Providing protective gear, for personnel, equipment and components has evolved significantly over the years. The practice of equipping machinery or personnel with shielding, armor or other protective materials has proved useful in preventing or reducing the extent of injury, preventing or minimizing damage to tissue or components, and providing for a robust capability to continue uninterrupted operation. For example, many materials that are exposed to potential damage in the aerospace industry or in other environments where significant concussive forces are encountered may use protective gear to extend component life and improve operation. Electrical and/or mechanical components that may otherwise be subjected to harsh conditions under normal or casualty situations may also benefit from shielding provided by protective gear.
In the past, the strength and weight of materials often became the focal issues of concern in relation to development of protective gear. In this regard, for example, design concerns often focused on striking a proper balance between the amount of protection that could be provided and the amount of mobility or flexibility that could simultaneously be afforded.

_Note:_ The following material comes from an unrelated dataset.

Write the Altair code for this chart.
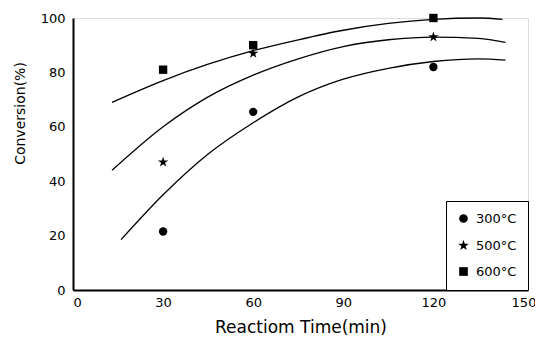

Modern protective gear designed to minimize or prevent damage from shrapnel and other projectiles has been developed. However, concussive forces associated with explosions, propulsive forces or other impacts are also a significant concern. To address the need for providing protection from concussive forces, acoustic metamaterial has been developed. However, construction of acoustic metamaterial has remained a relatively complex and difficult problem. In particular, although small amounts of acoustic metamaterial may be fabricated, it is often difficult to produce metamaterial with flexibility in terms of the amount and form factor of the material produced to make it practical for use in real-world applications such as noise management and vibration isolation applications in aerospace systems (e.g., airplane cabins, helicopters, satellites, rocket fairings and/or the like) and other areas. Accordingly, it may be desirable to provide a more practical acoustic metamaterial and corresponding fabrication approach.